Some Common Misconceptions about Data RoomsAuthor: Daniel Mather
Over the last decade or so, the evolution of cloud computing technologies has led to huge advancements in the data sharing and storage industry. Once we realised that we weren’t being as efficient as we could possibly be while we used physical methods of data storage, we set out to find a replacement. The initial problems were that of security, as the evolution of digital security seemed to be delayed behind the growth of our technologies. That is until the creation of virtual data rooms (VDR). The use of VDRs by corporate companies has spread around the world at an incredible rate. Because the VDR industry has grown so rapidly, both users and non-users of the storage technology have not been able to keep up with exactly how they work and how they can benefit a company. Here are some of those common misconceptions that need to be cleared up.
Virtual data rooms cost more than traditional storage and sharing methods
This one doesn’t make a lot of sense. It’s possible that it has come about because of that very noticeable bill that you might receive for its use. However, if you consider how much it would cost to print, file and store the same amount of data in physical format you’d notice just how cheap investing in a VDR really is. The cost of the paper, files, rent for the storage space, air conditioning to maintain document integrity, as well as other admin-related expenses like security and staff wages. Not to mention that if you need possible investors or clients to come and view your data, the additional travel costs to get them to your office push the price up even further. The list goes on and the costs pile up. Virtual data rooms require none of these expenses, and you won’t need to incur extra travel costs because they can be accessed from anywhere and at any time.
Why should I pay to use a VDR if I can use free competing technologies like Dropbox?
There’s no denying that there are some free services on the market are pretty good. But (and this is a big but), any self-respecting company should never rely on their services to store their confidential data, and here’s why. The servers that house the data stored in such products are fairly secure, but their defenses are not made to keep out experienced attackers. They are made to keep the everyday user’s data safe enough that they shouldn’t need worry about their personal photos or files being leaked. Virtual data rooms, on the other hand, are purpose-built around business security. The security features that they offer are industry-leading, and will pretty much guarantee the safety of your information. Features such as multiple firewalls, high-end 256-bit data encryption and even backup servers are simply not offered by the free technologies.

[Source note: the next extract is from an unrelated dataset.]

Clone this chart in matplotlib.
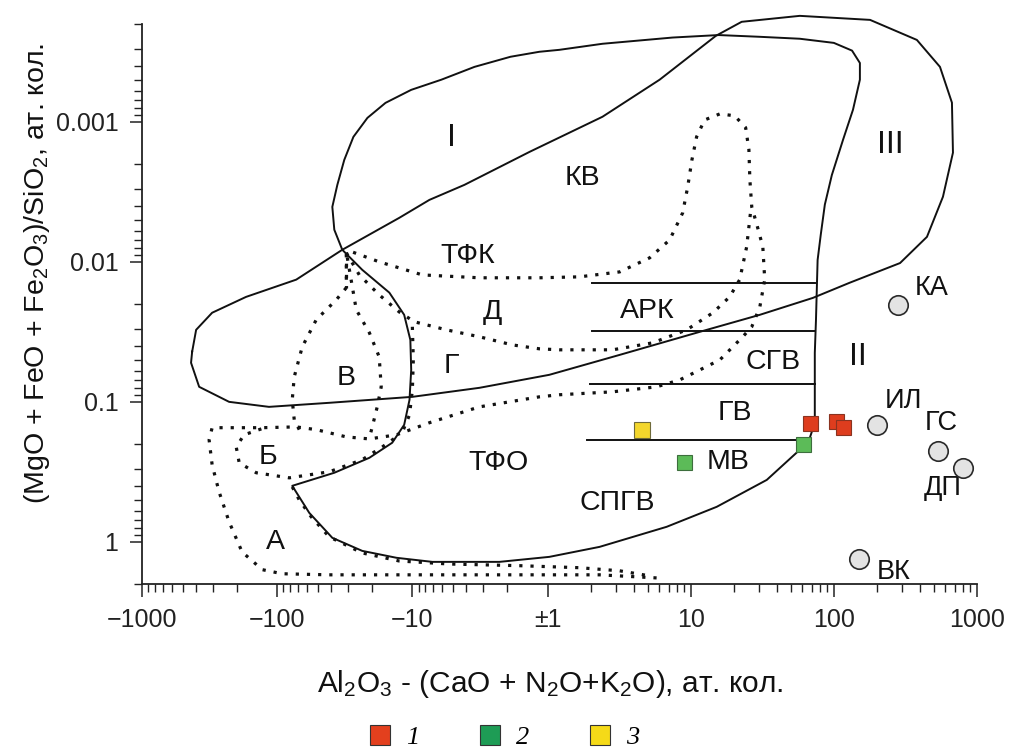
"""
Neelov-type diagram: (MgO+FeO+Fe2O3)/SiO2 vs Al2O3-(CaO+Na2O+K2O)
"""
import numpy as np, matplotlib
matplotlib.use('Agg')
import matplotlib.pyplot as plt
from matplotlib.lines import Line2D
from matplotlib.ticker import LogLocator, NullFormatter

plt.rcParams['font.family'] = ['Liberation Sans', 'DejaVu Sans']
plt.rcParams['mathtext.fontset'] = 'custom'
plt.rcParams['mathtext.rm'] = 'Liberation Sans'
plt.rcParams['mathtext.it'] = 'Liberation Sans:italic'

# ---- samples ----
g1_x = [67.9, 103, 116]
g1_y = [0.141, 0.138, 0.152]
g2_x = [60.4, 8.93]
g2_y = [0.200, 0.267]
g3_x = [4.59]
g3_y = [0.158]

ref_names = ['КА', 'ИЛ', 'ГС', 'ДП', 'ВК']
ref_x = [281, 199, 536, 802, 150]
ref_y = [0.0203, 0.146, 0.223, 0.298, 1.33]

# ---- field boundaries (solid) ----
fieldI_x = [73.6, 73.6, 73.6, 75, 76, 77, 81, 86.5, 96.8, 116, 136, 152, 152, 134, 100,
            57.8, 30.4, 15.7, 7.48, 2.42, 1.21, -1.15, -1.88, -3.47, -6.1, -10.2, -15.8,
            -21.5, -27.3, -31.9, -35.9, -39.1, -37.8, -33, -23.5, -14.8, -11.5, -10.35,
            -10.2, -10.5, -11.5, -14.1, -20.8, -37.8, -77.4, -57.9, -39.1, -23.5, -13.1,
            -7.11, -2.27, 1.03, 2.31, 6.79, 15.2, 34, 57.8, 67.9, 73.6]
fieldI_y = [0.141, 0.078, 0.0447, 0.026, 0.0158, 0.0097, 0.0064, 0.0039, 0.0024, 0.00134,
            0.00082, 0.0005, 0.00038, 0.00031, 0.000273, 0.000255, 0.000247, 0.00024,
            0.00025, 0.000277, 0.000306, 0.000316, 0.000343, 0.000405, 0.0005, 0.000591,
            0.000732, 0.000937, 0.00128, 0.00187, 0.00282, 0.00405, 0.0059, 0.0082,
            0.0114, 0.0166, 0.0239, 0.0361, 0.0591, 0.0968, 0.146, 0.196, 0.251, 0.321,
            0.398, 0.621, 0.936, 1.16, 1.30, 1.39, 1.39, 1.28, 1.086, 0.781, 0.562,
            0.361, 0.22, 0.181, 0.141]

lens_x = [-426, -398, -303, -170, -72.3, -33, -12.5, -7.48, -4.12, -1.36, 2.42, 6.07, 15,
          22.7, 57.8, 179, 380, 551, 668, 679, 578, 447, 290, 129, 71.3, 30.4, 11.6,
          3.19, 1.03, -3.19, -10, -41.2, -115, -227, -378, -434, -426]
lens_y = [0.0439, 0.0306, 0.0231, 0.0178, 0.0134, 0.0082, 0.00485, 0.00361, 0.00282,
          0.00164, 0.00092, 0.0005, 0.000243, 0.000193, 0.000175, 0.000187, 0.00026,
          0.000405, 0.00073, 0.00166, 0.00343, 0.00663, 0.0102, 0.0141, 0.0181, 0.0239,
          0.0316, 0.0462, 0.0641, 0.0794, 0.0921, 0.1016, 0.1086, 0.1, 0.0781, 0.0526,
          0.0439]

hline_y = [0.0141, 0.0311, 0.0743, 0.187]
hline_x0 = [2.06, 2.06, 1.97, 1.9]
hline_x1 = [73.6, 73.6, 73.6, 57.8]

# ---- field boundaries (dotted) ----
dotA_x = [5.78, 2.31, -2.27, -12.5, -41.2, -91.8, -129, -182, -227, -269, -303, -319, -303,
          -129, -72.3, -51.4, -30.8, -20.8, -13.1, -7.48, -3.19, -1.15, 1.21, 2.85, 5.78,
          8.38, 11.6, 16, 23.1, 26.7, 30.4, 32.9, 31.9, 29, 26.7, 25.9, 25.5, 24.2, 20.3,
          16, 12.5, 11, 10.2, 9.53, 8.79, 7.13, 5.17, 3.19, 1.67, -1.15, -3.19, -8.43,
          -17.6, -30.8]
dotA_y = [1.81, 1.72, 1.72, 1.72, 1.72, 1.69, 1.58, 1.18, 0.719, 0.44, 0.282, 0.187, 0.153,
          0.153, 0.151, 0.158, 0.178, 0.184, 0.172, 0.141, 0.1086, 0.0921, 0.089, 0.0848,
          0.0781, 0.0697, 0.0591, 0.0501, 0.0343, 0.0291, 0.021, 0.0134, 0.00781, 0.00544,
          0.00405, 0.00259, 0.00158, 0.0011, 0.000906, 0.000877, 0.00097, 0.00128, 0.00187,
          0.00291, 0.00447, 0.00697, 0.00936, 0.0118, 0.0128, 0.013, 0.013, 0.0124, 0.01,
          0.0082]

dotA2_x = [-77.4, -68.7, -56, -41.2, -23.5, -12.5, -5.32, -1.61, 1.67, 3.19, 5.17]
dotA2_y = [0.405, 0.501, 0.663, 0.921, 1.2, 1.37, 1.44, 1.48, 1.53, 1.61, 1.75]

dotB_x = [-131, -176, -201, -191, -143, -81.5, -41.2, -23.5, -16.7, -13.1]
dotB_y = [0.156, 0.172, 0.21, 0.273, 0.321, 0.349, 0.316, 0.259, 0.21, 0.178]

dotV_x = [-68.7, -74.8, -77.4, -74.8, -65.3, -51.4, -36.6, -30.8, -30.8,
          -26, -20.8, -17.6, -17, -18.2, -19.8, -20.8]
dotV_y = [0.158, 0.1345, 0.0968, 0.0663, 0.0405, 0.0259, 0.0187, 0.0153, 0.0085,
          0.022, 0.0321, 0.0477, 0.0781, 0.1086, 0.151, 0.181]
dotV_stem_x = [-30.8, -30.8]
dotV_stem_y = [0.0085, 0.0153]

dotD_x = [-30.8, -24.7, -17.6, -12.5, -9.67, -5.6, -3.19, -1.82, -1.15, 1.21, 2.85, 5.42,
          9.38, 14.3, 18.7, 22, 24.6, 26.3]
dotD_y = [0.00862, 0.0124, 0.0172, 0.0228, 0.0268, 0.0306, 0.0343, 0.0392, 0.0418, 0.0425,
          0.0425, 0.0379, 0.0306, 0.0231, 0.0178, 0.0134, 0.00781, 0.00425]

dotG_x = [-10, -9.84, -10, -10.5, -11.9]
dotG_y = [0.0291, 0.0501, 0.0821, 0.124, 0.166]

# ---- field names ----
fields = [('I', -5.17, 0.0013), ('КВ', 1.76, 0.00251), ('III', 246, 0.00146),
          ('ТФК', -3.91, 0.00906), ('Д', -2.55, 0.0228), ('АРК', 5.0, 0.0224),
          ('Г', -5.14, 0.0553), ('В', -30.8, 0.0674), ('СГВ', 37.4, 0.0518),
          ('II', 147, 0.0477), ('ГВ', 20.3, 0.12), ('Б', -117, 0.247),
          ('ТФО', -2.31, 0.273), ('МВ', 18.2, 0.268), ('СПГВ', 3.09, 0.526),
          ('А', -103.5, 1.0)]
ref_offsets = [(24, 12), (19, 17), (2, 20), (-15, -14), (25, -9)]

# x axis: equal-width decades on both sides, collapsed at +-1
K = 135 / 143


def fwd(x):
    x = np.asarray(x, dtype=float)
    with np.errstate(all='ignore'):
        pos = np.log10(np.maximum(x, 1.0))
        neg = -K * np.log10(np.maximum(-x, 1.0))
    return np.where(x >= 0, pos, neg)


def inv(u):
    u = np.asarray(u, dtype=float)
    with np.errstate(all='ignore'):
        return np.where(u >= 0, 10.0 ** u, -10.0 ** (-u / K))


fig = plt.figure(figsize=(10.11, 7.49), dpi=100)
fig.patch.set_facecolor('white')
ax = fig.add_axes([0.1405, 0.2203, 0.8259, 0.7477])
ax.set_xscale('function', functions=(fwd, inv))
ax.set_yscale('log')
ax.set_xlim(-1000, 1000)
ax.set_ylim(2, 0.0002)

SOLID = dict(color='#111111', lw=1.4, solid_joinstyle='round')
DOT = dict(color='#111111', lw=2.3, ls=(0, (1, 2.5)))

ax.plot(fieldI_x, fieldI_y, **SOLID)
ax.plot(lens_x, lens_y, clip_on=False, **SOLID)
for y, x0, x1 in zip(hline_y, hline_x0, hline_x1):
    ax.plot([x0, x1], [y, y], **SOLID)

for xs, ys in [(dotA_x, dotA_y), (dotA2_x, dotA2_y), (dotB_x, dotB_y), (dotV_x, dotV_y),
               (dotV_stem_x, dotV_stem_y), (dotD_x, dotD_y), (dotG_x, dotG_y)]:
    ax.plot(xs, ys, **DOT)

for name, x, y in fields:
    size = 23 if name in ('I', 'II', 'III') else 20.5
    ax.text(x, y, name, ha='center', va='center', fontsize=size, color='#111111')

# reference rocks
ax.plot(ref_x, ref_y, 'o', ms=14, mfc='#e3e3e3', mec='#2a2a2a', mew=1.2, zorder=5)
for name, x, y, off in zip(ref_names, ref_x, ref_y, ref_offsets):
    ax.annotate(name, (x, y), xytext=off, textcoords='offset points',
                ha='center', va='center', fontsize=19.5, color='#111111')

# samples
ax.plot(g1_x, g1_y, 's', ms=10.8, mfc='#de3d1e', mec='#8a3320', mew=0.8, zorder=6)
ax.plot(g2_x, g2_y, 's', ms=10.8, mfc='#5cbb58', mec='#3d6e3d', mew=0.8, zorder=6)
ax.plot(g3_x, g3_y, 's', ms=11.2, mfc='#f3d62c', mec='#6e6a3a', mew=0.8, zorder=6)

# axes styling
ax.spines[['top', 'right']].set_visible(False)
ax.spines[['left', 'bottom']].set_linewidth(1.3)
ax.spines[['left', 'bottom']].set_color('#222222')

ax.set_xticks([-1000, -100, -10, 1, 10, 100, 1000])
ax.set_xticklabels(['\u22121000', '\u2212100', '\u221210', '\u00b11', '10', '100', '1000'])
minor_x = [s * m * 10 ** d for s in (-1, 1) for d in (0, 1, 2) for m in range(2, 10)]
ax.set_xticks(minor_x, minor=True)
ax.set_yticks([0.001, 0.01, 0.1, 1])
ax.set_yticklabels(['0.001', '0.01', '0.1', '1'])
ax.yaxis.set_minor_locator(LogLocator(base=10, subs=np.arange(2, 10)))
ax.yaxis.set_minor_formatter(NullFormatter())
ax.tick_params(which='major', direction='out', length=9, width=1.1, labelsize=18,
               pad=8, colors='#222222')
ax.tick_params(which='minor', direction='out', length=6, width=1.0, colors='#222222')

fig.text(550 / 1011, 1 - 684 / 749,
         r'Al$_2$O$_3$ - (CaO + N$_2$O+K$_2$O), ат. кол.',
         ha='center', va='center', fontsize=21.5, color='#111111')
fig.text(37 / 1011, 1 - 273 / 749,
         r'(MgO + FeO + Fe$_2$O$_3$)/SiO$_2$, ат. кол.',
         ha='center', va='center', rotation=90, fontsize=20.5, color='#111111')

leg_colors = ['#e3401e', '#1e9c55', '#f5da18']
handles = [Line2D([], [], ls='none', marker='s', ms=14, mfc=c, mec='#333333', mew=0.8)
           for c in leg_colors]
fig.legend(handles, ['1', '2', '3'], loc='center', bbox_to_anchor=(503 / 1011, 1 - 737 / 749),
           ncol=3, frameon=False, handlelength=1.0, handletextpad=0.47, columnspacing=2.2,
           borderpad=0.2, prop={'family': 'Liberation Serif', 'style': 'italic', 'size': 19})

plt.savefig('out.png', dpi=100, facecolor='white')
plt.close()
print("Saved: out.png")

I don’t need a VDR if I’m not working in M&A
Although they might have been created with the intent of making M&A more efficient, virtual data rooms have evolved into so much more than that. They are now used in various industries that we may never have expected to see them in. They are used by law firms, start-ups, investment banks, auditing firms, real estate, technology companies, and even just as a medium of general board communications. Any industry you might find yourself in will benefit from the use of a VDR: a secure and efficient means of data sharing is necessary at any time.
It doesn’t matter which VDR you choose
Perfect competition does not exist. As with any product in any industry, there are bound to be some differences: some that might benefit you, and some that might harm you. As such, it’s important to do the proper research into which data room you choose, as not every solution might be the right one for you. You can be fairly sure that most will offer good security features (that is what VDRs are made for after all), so it’s the other features you should be sure to look for. For example, some might offer better or wider operating system compatibility. For a company that might be using both windows and iOS devices, that might prove to be invaluable, while for other companies it might not.